**Supplied data**

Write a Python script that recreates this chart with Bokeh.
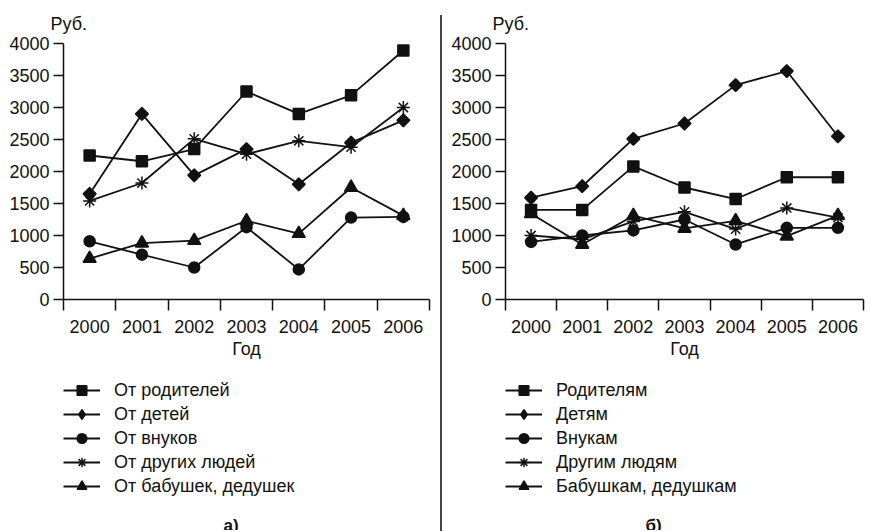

* * *

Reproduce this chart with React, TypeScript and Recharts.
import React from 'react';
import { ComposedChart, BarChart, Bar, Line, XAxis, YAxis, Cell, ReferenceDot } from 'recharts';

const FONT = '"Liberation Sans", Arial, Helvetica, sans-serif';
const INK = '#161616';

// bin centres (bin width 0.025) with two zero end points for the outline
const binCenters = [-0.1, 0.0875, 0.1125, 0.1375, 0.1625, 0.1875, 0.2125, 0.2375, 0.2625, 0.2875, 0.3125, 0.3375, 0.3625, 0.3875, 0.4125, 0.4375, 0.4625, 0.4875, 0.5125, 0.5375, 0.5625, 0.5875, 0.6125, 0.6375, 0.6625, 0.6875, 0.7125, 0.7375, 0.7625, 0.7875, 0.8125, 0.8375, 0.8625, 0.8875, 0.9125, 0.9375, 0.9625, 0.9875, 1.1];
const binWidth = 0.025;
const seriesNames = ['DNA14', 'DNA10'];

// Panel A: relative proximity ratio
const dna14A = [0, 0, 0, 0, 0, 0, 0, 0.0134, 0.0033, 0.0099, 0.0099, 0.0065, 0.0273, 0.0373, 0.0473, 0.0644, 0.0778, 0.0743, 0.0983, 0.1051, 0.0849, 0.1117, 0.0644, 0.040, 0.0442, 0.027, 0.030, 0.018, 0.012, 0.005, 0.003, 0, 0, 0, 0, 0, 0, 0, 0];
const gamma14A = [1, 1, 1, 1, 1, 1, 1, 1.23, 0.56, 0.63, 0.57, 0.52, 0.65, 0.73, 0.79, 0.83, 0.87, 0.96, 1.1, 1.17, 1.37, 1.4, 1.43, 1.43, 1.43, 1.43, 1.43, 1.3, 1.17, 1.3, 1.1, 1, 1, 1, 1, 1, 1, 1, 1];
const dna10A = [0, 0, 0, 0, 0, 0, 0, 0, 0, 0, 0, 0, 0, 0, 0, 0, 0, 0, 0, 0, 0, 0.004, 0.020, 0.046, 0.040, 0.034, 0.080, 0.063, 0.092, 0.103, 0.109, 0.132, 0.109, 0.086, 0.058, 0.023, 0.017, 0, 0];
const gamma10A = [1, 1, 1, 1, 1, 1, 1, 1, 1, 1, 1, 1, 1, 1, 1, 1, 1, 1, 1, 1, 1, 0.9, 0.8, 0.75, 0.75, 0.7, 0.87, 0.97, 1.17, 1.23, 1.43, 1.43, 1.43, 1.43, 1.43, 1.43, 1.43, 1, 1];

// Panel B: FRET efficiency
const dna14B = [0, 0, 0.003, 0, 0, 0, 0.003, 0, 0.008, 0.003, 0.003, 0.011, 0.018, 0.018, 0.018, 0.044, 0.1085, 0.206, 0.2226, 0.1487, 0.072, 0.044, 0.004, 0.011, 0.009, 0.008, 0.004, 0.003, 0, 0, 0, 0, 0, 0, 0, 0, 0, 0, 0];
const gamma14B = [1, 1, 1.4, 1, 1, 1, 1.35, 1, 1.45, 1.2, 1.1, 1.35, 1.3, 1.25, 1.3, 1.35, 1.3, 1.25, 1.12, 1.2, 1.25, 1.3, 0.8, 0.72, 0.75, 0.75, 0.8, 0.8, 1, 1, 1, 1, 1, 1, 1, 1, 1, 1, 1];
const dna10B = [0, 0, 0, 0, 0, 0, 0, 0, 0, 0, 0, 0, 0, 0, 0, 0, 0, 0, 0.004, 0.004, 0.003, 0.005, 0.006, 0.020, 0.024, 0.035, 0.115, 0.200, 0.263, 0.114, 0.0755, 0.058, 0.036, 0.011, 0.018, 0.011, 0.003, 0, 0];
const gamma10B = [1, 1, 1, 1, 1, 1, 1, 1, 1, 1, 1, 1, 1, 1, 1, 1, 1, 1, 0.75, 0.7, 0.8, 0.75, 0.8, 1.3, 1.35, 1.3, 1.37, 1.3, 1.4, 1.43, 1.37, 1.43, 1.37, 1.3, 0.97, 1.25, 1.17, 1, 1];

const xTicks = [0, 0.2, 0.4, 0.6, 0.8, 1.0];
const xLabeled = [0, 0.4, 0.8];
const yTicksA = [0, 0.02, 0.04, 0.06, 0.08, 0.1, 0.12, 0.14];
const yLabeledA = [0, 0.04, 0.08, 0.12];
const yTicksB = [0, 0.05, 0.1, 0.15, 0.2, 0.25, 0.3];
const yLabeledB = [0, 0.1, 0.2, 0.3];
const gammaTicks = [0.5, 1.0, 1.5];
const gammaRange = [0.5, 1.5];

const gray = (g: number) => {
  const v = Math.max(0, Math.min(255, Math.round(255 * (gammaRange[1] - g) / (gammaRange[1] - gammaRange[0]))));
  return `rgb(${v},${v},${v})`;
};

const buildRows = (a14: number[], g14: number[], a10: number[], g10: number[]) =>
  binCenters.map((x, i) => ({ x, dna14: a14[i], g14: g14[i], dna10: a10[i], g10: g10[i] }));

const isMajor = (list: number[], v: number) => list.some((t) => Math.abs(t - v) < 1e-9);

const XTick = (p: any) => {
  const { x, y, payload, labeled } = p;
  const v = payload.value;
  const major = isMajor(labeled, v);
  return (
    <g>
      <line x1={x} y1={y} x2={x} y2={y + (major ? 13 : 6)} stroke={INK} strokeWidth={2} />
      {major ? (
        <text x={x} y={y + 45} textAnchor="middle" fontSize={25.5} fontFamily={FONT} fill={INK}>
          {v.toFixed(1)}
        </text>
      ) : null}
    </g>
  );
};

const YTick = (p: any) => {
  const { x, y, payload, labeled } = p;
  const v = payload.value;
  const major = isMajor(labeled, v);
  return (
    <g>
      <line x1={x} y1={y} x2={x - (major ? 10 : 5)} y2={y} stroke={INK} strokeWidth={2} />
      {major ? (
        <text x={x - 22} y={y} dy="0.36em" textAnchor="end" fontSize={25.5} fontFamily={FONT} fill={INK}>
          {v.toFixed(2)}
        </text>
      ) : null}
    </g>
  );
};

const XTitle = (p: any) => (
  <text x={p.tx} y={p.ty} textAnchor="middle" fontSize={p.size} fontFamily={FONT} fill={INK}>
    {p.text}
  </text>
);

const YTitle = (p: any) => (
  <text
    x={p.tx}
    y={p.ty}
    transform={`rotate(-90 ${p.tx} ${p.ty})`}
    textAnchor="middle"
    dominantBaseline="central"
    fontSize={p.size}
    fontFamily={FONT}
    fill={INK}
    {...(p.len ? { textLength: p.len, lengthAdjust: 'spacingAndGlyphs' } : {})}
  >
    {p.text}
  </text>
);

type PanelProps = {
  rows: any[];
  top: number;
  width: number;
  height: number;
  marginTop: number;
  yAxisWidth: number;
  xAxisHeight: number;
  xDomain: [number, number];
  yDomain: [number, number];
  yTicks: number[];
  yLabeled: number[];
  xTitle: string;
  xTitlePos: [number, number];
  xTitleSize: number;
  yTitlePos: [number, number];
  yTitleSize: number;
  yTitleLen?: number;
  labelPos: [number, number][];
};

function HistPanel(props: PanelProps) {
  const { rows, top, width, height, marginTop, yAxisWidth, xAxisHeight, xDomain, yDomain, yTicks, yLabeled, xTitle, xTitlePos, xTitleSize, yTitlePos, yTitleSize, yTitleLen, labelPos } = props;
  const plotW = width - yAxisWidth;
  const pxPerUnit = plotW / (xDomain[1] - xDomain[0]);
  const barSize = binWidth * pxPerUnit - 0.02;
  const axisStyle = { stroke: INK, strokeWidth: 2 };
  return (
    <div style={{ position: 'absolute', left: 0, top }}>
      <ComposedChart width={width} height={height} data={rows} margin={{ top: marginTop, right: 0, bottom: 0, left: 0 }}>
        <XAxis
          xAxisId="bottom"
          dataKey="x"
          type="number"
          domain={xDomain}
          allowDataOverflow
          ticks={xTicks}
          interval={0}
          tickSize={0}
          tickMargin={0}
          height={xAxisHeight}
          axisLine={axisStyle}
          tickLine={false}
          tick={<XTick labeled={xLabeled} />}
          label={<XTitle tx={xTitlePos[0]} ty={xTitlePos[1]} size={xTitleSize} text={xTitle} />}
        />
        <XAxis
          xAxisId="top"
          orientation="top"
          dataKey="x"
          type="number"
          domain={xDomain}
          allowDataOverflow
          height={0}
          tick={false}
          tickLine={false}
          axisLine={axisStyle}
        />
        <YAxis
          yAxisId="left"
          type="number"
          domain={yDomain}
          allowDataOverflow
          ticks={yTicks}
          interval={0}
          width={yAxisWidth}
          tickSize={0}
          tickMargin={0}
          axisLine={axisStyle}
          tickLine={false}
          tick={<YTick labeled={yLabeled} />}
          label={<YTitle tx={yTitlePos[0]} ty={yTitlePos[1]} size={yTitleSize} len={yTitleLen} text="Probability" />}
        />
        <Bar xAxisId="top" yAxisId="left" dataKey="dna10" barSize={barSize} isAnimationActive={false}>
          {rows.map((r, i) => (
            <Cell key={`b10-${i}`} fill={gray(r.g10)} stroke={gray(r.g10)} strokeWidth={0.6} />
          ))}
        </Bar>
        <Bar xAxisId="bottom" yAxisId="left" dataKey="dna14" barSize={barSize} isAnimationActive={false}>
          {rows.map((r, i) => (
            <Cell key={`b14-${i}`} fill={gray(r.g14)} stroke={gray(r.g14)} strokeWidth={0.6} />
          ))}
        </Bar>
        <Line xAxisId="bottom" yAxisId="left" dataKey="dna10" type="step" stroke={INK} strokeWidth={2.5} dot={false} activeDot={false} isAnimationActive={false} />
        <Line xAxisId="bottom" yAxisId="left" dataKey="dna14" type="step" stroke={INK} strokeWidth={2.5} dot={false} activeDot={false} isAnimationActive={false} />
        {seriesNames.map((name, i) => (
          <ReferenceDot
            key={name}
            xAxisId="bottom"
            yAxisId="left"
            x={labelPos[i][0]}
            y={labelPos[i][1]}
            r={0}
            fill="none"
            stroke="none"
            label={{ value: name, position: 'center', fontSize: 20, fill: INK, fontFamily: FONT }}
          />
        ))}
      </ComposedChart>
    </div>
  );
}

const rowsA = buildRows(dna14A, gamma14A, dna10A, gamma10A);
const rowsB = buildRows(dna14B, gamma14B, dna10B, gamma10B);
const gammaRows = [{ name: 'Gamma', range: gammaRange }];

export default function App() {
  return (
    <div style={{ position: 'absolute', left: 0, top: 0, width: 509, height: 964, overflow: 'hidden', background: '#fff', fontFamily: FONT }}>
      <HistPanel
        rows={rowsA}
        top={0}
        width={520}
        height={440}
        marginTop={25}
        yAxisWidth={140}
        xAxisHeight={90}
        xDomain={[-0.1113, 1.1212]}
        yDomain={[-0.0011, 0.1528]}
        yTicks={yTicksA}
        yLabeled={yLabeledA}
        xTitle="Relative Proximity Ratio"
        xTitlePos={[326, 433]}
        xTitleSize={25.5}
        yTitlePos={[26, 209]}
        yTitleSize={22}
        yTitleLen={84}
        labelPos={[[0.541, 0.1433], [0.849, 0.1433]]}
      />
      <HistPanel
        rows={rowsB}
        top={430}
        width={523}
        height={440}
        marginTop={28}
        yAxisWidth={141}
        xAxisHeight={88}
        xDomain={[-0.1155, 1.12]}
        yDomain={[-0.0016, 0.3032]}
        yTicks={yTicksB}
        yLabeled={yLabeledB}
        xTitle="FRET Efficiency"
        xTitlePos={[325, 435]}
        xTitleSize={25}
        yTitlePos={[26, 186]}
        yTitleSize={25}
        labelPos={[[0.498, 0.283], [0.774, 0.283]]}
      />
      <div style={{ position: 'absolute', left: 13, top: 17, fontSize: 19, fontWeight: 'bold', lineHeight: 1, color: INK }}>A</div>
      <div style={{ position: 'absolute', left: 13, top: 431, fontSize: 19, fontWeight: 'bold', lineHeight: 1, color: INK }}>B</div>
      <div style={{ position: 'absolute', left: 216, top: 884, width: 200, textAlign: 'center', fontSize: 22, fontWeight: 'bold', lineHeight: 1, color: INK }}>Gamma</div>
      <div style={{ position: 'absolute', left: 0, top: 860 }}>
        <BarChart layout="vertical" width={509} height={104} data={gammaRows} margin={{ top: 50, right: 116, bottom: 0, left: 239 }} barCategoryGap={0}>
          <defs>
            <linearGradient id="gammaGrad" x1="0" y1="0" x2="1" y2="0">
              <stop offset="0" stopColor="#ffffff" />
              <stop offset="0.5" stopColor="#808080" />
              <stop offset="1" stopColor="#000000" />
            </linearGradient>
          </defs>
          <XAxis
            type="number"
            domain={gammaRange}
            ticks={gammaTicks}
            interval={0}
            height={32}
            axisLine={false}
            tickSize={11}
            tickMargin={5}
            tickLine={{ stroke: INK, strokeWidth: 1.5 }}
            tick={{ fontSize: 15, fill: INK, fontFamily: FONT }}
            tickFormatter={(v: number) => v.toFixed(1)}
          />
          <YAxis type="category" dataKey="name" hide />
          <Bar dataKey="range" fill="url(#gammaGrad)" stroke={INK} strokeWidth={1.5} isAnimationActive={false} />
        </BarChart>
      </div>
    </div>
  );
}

**What to produce**
Repeat the span of lines that opens with the line holding "Reproduce this chart" and closes with the line holding "const INK = '#161616';", exactly as it stands.

**Problem solution**
Reproduce this chart with React, TypeScript and Recharts.
import React from 'react';
import { ComposedChart, BarChart, Bar, Line, XAxis, YAxis, Cell, ReferenceDot } from 'recharts';

const FONT = '"Liberation Sans", Arial, Helvetica, sans-serif';
const INK = '#161616';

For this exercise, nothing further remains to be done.